The Lincoln Plawg - the blog with footnotes
Wednesday, March 30, 2005
Neutral reporting privilege lottery: Supreme Court ducks
Judith Miller and Matthew Cooper beware!
The repetition rule in defamation law means that, in general, a newspaper that prints an allegation made by a third party is liable as if it had made that allegation itself.
In some US jurisdictions, there is an exception to that rule for reports of 
serious charges of a public official involved in an ongoing controversy and concerning other public officials irrespective of the publisher's belief as to the falsity of the charges, provided that the report does not espouse or concur in the charges and in good faith believe (sic) that the report accurately conveys the charges made.

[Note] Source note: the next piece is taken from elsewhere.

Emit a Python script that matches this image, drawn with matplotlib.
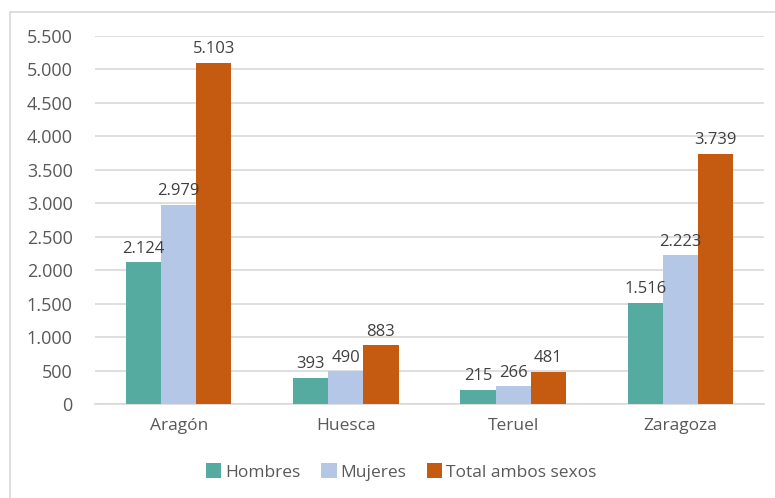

Despite an amicus brief from leading media organisations urging the US Supreme Court to grant certiorari in Troy Publishing v Norton in order to establish such a rule  nationwide, it has declined.
There is not, I think, a circuit conflict on the point - the cases cited by the Penn SC as supporting the privilege (SC, DC, CA) are all District Court decisions. But, trivially, SCOTUS could have taken the case if it had felt strongly enough on the issue.
In many cases, media organisations escape liability in such cases under the New York Times v Sullivan rule; in Norton, the trial judge had not heard evidence on the existence of actual malice in the newspaper , and the plantiff's appeal allowed by the Penn SC had been for a new trial in which such evidence could be heard.
Clearly, the more outrageous the allegations, the more likely a court will find that the publisher has been reckless in printing them without independently reporting them.